_EXERCISE AIM_
In the listing that follows, locate the line containing "Reproduce this chart with Chart.js." and the line containing "return (it ?". Retype exactly those two lines and every line between them, and nothing more.
━━━━━ MATERIAL SUPPLIED
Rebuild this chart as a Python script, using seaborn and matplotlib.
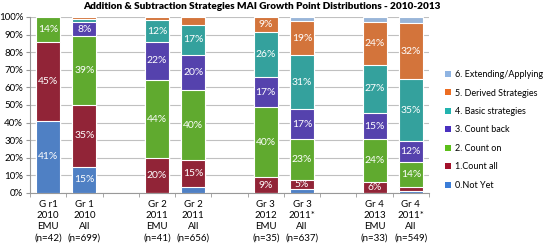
━━━━━━━━━━
━━━━━ MATERIAL SUPPLIED
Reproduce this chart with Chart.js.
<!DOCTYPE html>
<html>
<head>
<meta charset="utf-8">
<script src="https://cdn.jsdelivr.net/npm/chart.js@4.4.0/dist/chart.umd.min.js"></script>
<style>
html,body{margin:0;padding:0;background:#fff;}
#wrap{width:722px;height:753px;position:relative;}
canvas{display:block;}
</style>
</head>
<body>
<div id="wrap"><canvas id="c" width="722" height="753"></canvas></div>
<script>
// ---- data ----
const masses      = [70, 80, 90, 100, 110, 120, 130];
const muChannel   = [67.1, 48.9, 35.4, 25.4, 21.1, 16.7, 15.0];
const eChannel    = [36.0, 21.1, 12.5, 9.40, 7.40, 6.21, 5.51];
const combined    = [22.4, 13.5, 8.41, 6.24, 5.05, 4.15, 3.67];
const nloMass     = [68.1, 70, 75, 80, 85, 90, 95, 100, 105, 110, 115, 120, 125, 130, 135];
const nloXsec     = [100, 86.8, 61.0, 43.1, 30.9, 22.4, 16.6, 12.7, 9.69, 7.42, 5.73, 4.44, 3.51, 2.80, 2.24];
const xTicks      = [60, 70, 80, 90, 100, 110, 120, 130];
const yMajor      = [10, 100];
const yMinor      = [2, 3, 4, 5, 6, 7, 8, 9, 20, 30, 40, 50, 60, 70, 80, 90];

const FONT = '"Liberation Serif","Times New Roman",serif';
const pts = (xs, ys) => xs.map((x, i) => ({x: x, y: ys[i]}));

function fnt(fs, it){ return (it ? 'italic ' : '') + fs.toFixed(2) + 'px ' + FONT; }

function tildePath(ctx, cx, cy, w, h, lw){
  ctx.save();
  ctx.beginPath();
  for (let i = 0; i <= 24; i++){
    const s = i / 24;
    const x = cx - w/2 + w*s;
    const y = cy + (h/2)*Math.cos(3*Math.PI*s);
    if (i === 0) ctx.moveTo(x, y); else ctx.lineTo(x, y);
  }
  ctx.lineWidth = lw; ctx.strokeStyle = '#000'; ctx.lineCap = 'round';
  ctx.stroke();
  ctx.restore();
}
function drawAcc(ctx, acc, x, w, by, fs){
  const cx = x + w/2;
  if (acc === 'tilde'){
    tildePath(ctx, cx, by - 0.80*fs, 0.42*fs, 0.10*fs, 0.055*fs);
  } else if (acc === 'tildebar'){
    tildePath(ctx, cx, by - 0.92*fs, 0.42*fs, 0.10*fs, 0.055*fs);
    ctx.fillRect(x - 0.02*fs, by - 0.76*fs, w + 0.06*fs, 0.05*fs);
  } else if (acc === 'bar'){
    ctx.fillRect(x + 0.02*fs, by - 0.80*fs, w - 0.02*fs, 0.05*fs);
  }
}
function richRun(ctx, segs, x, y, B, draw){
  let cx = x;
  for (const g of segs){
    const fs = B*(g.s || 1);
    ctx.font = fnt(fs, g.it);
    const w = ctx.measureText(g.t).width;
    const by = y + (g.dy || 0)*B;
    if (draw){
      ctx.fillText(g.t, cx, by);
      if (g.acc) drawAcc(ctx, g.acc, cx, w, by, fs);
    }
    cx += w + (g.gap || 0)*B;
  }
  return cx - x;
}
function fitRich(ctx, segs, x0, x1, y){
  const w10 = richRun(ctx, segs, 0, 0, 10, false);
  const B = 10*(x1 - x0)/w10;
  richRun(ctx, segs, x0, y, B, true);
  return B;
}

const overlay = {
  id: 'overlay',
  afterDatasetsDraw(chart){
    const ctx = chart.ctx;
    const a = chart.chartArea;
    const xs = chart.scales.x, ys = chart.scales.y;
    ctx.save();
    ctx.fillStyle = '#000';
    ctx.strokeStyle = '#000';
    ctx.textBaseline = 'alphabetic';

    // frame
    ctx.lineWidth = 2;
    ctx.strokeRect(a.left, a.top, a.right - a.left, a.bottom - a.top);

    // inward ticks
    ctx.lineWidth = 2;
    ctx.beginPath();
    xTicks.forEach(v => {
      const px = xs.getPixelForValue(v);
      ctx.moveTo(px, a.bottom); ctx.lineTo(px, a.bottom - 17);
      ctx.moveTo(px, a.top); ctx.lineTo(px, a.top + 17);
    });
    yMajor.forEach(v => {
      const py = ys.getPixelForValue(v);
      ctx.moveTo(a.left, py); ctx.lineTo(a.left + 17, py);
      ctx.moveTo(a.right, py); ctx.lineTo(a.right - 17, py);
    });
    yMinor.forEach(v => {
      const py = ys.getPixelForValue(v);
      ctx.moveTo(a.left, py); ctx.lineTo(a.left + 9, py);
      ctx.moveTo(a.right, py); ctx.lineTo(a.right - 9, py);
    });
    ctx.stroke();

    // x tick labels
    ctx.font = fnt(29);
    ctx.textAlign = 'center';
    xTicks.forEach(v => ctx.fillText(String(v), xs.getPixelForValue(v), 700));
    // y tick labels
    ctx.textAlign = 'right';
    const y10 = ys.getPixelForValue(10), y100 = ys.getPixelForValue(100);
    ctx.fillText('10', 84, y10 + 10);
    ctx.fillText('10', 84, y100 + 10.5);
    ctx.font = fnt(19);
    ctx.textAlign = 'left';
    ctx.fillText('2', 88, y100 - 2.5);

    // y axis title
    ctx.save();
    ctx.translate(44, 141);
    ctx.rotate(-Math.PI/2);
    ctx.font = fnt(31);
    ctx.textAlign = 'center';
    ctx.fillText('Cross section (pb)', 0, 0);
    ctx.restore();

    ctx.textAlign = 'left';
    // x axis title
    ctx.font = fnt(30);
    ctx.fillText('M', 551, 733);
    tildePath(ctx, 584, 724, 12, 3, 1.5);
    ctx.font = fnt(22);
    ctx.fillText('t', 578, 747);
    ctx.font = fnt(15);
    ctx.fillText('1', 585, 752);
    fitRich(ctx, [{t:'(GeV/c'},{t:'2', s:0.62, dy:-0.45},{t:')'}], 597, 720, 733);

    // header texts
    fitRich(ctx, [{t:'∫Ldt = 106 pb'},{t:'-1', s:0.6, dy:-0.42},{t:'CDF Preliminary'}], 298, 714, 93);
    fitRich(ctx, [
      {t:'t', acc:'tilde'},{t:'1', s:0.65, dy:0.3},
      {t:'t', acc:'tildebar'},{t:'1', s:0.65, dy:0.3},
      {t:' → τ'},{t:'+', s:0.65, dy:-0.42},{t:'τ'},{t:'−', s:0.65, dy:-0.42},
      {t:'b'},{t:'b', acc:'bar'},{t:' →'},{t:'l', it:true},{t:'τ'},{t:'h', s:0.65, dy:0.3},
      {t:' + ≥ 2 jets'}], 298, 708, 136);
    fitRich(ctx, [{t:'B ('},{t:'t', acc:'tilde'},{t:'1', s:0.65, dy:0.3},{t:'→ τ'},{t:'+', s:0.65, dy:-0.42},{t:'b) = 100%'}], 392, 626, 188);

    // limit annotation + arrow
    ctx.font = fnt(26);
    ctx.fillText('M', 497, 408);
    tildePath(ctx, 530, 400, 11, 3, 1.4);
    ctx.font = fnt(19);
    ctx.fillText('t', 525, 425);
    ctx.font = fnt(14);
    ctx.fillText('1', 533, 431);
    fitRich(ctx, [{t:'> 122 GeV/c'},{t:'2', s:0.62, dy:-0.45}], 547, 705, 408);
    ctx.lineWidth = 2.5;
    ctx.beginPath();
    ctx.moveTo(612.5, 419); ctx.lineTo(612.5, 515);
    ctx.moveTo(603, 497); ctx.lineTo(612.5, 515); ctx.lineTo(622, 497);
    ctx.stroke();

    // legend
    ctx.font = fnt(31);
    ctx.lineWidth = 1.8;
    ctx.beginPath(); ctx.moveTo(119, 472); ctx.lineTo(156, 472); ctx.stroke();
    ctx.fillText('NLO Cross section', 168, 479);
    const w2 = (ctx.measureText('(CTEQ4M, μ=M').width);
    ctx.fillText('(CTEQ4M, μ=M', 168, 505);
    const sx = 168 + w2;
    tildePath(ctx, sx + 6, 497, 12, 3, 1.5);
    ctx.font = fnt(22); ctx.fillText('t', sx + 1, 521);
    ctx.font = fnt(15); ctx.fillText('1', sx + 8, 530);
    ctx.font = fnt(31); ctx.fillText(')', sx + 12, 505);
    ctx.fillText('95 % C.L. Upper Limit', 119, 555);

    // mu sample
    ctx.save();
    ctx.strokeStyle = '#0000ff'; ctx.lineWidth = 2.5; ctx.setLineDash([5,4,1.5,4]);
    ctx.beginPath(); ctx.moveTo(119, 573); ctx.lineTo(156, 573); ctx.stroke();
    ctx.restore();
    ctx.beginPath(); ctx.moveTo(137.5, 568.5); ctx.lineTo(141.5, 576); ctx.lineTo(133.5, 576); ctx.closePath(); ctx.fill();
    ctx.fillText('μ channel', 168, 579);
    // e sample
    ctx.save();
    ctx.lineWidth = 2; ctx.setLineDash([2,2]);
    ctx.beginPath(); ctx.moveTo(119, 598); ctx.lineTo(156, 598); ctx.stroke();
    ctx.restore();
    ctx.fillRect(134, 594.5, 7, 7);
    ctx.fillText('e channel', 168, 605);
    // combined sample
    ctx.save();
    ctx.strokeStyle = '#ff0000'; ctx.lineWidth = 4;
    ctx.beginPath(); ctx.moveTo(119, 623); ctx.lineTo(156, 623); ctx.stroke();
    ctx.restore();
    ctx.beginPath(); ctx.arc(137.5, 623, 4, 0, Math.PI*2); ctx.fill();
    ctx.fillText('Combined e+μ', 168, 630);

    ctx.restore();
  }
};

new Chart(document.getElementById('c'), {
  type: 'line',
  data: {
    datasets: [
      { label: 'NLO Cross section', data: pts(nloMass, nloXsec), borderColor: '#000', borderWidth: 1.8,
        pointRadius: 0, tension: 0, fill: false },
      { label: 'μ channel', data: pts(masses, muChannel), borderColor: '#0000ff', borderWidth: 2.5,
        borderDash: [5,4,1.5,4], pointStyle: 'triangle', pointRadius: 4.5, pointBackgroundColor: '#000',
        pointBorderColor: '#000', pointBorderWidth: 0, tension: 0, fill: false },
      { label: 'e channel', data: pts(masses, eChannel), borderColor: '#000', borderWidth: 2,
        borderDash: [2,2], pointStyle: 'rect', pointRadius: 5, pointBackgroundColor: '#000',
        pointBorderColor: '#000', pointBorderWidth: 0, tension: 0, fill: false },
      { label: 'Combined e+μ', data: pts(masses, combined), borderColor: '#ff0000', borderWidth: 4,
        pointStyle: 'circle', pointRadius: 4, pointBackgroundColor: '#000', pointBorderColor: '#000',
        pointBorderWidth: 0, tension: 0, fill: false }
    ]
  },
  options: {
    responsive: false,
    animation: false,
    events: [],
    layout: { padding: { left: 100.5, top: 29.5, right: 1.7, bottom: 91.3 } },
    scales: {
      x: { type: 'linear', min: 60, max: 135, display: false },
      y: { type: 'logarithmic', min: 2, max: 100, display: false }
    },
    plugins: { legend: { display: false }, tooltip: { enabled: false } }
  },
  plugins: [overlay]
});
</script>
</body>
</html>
━━━━━━━━━━
_TASK RESULT_
Reproduce this chart with Chart.js.
<!DOCTYPE html>
<html>
<head>
<meta charset="utf-8">
<script src="https://cdn.jsdelivr.net/npm/chart.js@4.4.0/dist/chart.umd.min.js"></script>
<style>
html,body{margin:0;padding:0;background:#fff;}
#wrap{width:722px;height:753px;position:relative;}
canvas{display:block;}
</style>
</head>
<body>
<div id="wrap"><canvas id="c" width="722" height="753"></canvas></div>
<script>
// ---- data ----
const masses      = [70, 80, 90, 100, 110, 120, 130];
const muChannel   = [67.1, 48.9, 35.4, 25.4, 21.1, 16.7, 15.0];
const eChannel    = [36.0, 21.1, 12.5, 9.40, 7.40, 6.21, 5.51];
const combined    = [22.4, 13.5, 8.41, 6.24, 5.05, 4.15, 3.67];
const nloMass     = [68.1, 70, 75, 80, 85, 90, 95, 100, 105, 110, 115, 120, 125, 130, 135];
const nloXsec     = [100, 86.8, 61.0, 43.1, 30.9, 22.4, 16.6, 12.7, 9.69, 7.42, 5.73, 4.44, 3.51, 2.80, 2.24];
const xTicks      = [60, 70, 80, 90, 100, 110, 120, 130];
const yMajor      = [10, 100];
const yMinor      = [2, 3, 4, 5, 6, 7, 8, 9, 20, 30, 40, 50, 60, 70, 80, 90];

const FONT = '"Liberation Serif","Times New Roman",serif';
const pts = (xs, ys) => xs.map((x, i) => ({x: x, y: ys[i]}));

function fnt(fs, it){ return (it ? 'italic ' : '') + fs.toFixed(2) + 'px ' + FONT; }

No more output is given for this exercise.